Paper No. 19-6
Presentation Time: 9:40 AM
ATMOSPHERIC IMPACTS ON PLUME STABILITY
Explosive volcanic eruptions almost always occur in an active wind field. This poses a challenge to hazard mitigation because wind is known to influence plume stability. Specifically, there is evidence that different ratios of mass eruption rate to ambient wind may cause the plume to become more or less stable. The transition between stable and unstable plumes depends on eruption column characteristics controlled by conditions at the volcanic vent and in the surrounding atmosphere. Since column stability determines the types of hazard associated with a volcanic eruption, there is a need to quantify the transition between stable and unstable eruptions.
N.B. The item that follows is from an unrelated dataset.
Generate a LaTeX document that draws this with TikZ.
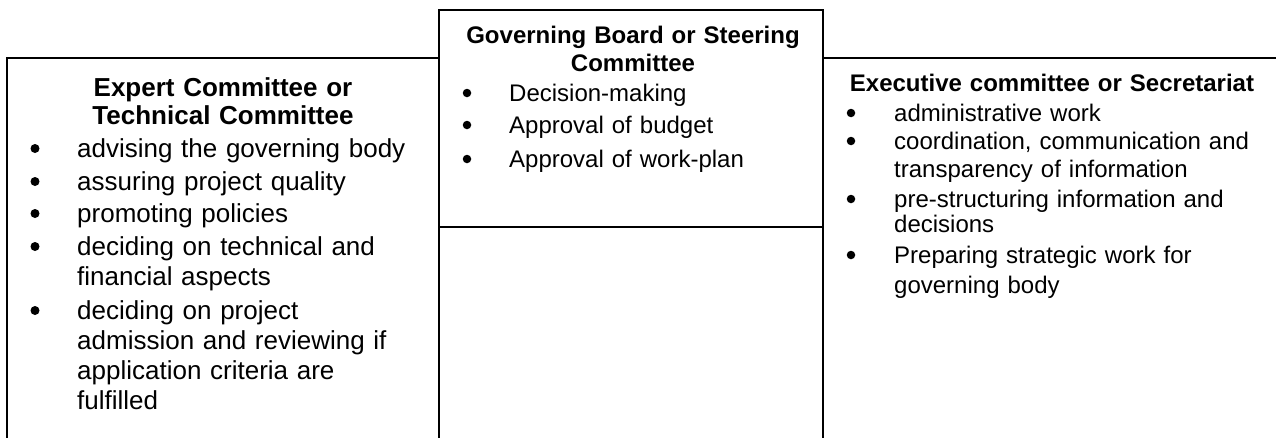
\documentclass[tikz,border=0pt]{standalone}
\usepackage{fontspec}
\setmainfont{Liberation Sans}
\tikzset{
  panel/.style = {line width=1.8pt, line cap=rect},
  headtext/.style = {anchor=base, align=center, inner sep=0pt, text width=#1},
  itemtext/.style = {anchor=base west, align=left, inner sep=0pt, text width=#1},
  dot/.style = {circle, fill=black, inner sep=0pt, minimum size=#1},
  bigfont/.style = {font=\fontsize{26}{30}\selectfont},
  smallfont/.style = {font=\fontsize{24}{28}\selectfont},
  bighead/.style = {font=\bfseries\fontsize{26}{28.5}\selectfont},
  smallhead/.style = {font=\bfseries\fontsize{24}{28}\selectfont}
}

\begin{document}
\begin{tikzpicture}[x=1pt,y=-1pt]
  \useasboundingbox (0,0) rectangle (1276,437);

  % the three panels
  \draw[panel] (7,437) -- (7,58) -- (439,58);
  \draw[panel] (439,437) -- (439,10) -- (823,10) -- (823,437);
  \draw[panel] (439,227) -- (823,227);
  \draw[panel] (823,58) -- (1276,58);

  % left panel
  \node (experthead) [headtext=400pt, bighead] at (223,96)
    {Expert Committee or\\Technical Committee};
  \foreach \y/\name in {157/a,190/b,222/c,255/d,319/e}
    \node (lb\name) [dot=9pt] at (35,\y-8.5) {};
  \node (advise) [itemtext=350pt, bigfont] at (77,157) {advising the governing body};
  \node (quality) [itemtext=350pt, bigfont] at (77,190) {assuring project quality};
  \node (policy) [itemtext=350pt, bigfont] at (77,222) {promoting policies};
  \node (aspects) [itemtext=350pt, bigfont] at (77,255) {deciding on technical and\\financial aspects};
  \node (admission) [itemtext=350pt, bigfont] at (77,319)
    {deciding on project\\admission and reviewing if\\application criteria are\\fulfilled};

  % middle panel
  \node (boardhead) [headtext=380pt, smallhead] at (633,43)
    {Governing Board or Steering\\Committee};
  \foreach \y/\name in {101/a,133/b,167/c}
    \node (mb\name) [dot=8.5pt] at (467,\y-8) {};
  \node (decide) [itemtext=300pt, smallfont] at (509,101) {Decision-making};
  \node (budget) [itemtext=300pt, smallfont] at (509,133) {Approval of budget};
  \node (workplan) [itemtext=300pt, smallfont] at (509,167) {Approval of work-plan};

  % right panel
  \node (exechead) [headtext=440pt, smallhead] at (1052,91)
    {Executive committee or Secretariat};
  \foreach \y/\name in {121/a,149/b,207/c,263/d}
    \node (rb\name) [dot=8.5pt] at (851,\y-8) {};
  \node (admin) [itemtext=370pt, smallfont] at (894,121) {administrative work};
  \node (coord) [itemtext=370pt, smallfont] at (894,149)
    {coordination, communication and\\transparency of information};
  \node (prestruct) [itemtext=370pt, smallfont] at (894,207)
    {pre-structuring information and\\[-3pt]decisions};
  \node (strategy) [itemtext=370pt, smallfont] at (894,263)
    {Preparing strategic work for\\[2pt]governing body};
\end{tikzpicture}
\end{document}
We investigate atmospheric impacts on plume stability thresholds using ATHAM (Active Tracer High-resolution Atmospheric Model) to simulate volcanic eruptions in 3-dimensions in no-wind and with-wind environments under different atmospheric profiles. The mass eruption rate (MER) is a key parameter for constraining the stability threshold as it is a first-order control on column height. Simulation output is used to find thresholds of plume instability for MER-wind ratios with tropical and high-latitude atmospheric profiles. There are significant differences in plume rise heights between eruptions in high and low latitudes, with eruptions in tropical latitudes reaching plume heights 1.3-1.5x higher than their high-latitude counterparts due to the height of the tropopause. Wind can stabilize plumes that were unstable in the no-wind case by increasing the rate of ambient air entrainment and, therefore, increasing local buoyancy. Conversely, plumes may become unstable with too much wind; in that case, they are blown over to produce large pyroclastic flows with low phoenix clouds. Wind-induced instability is a new concept in volcanic plume modeling and has significant implications for future hazard analyses.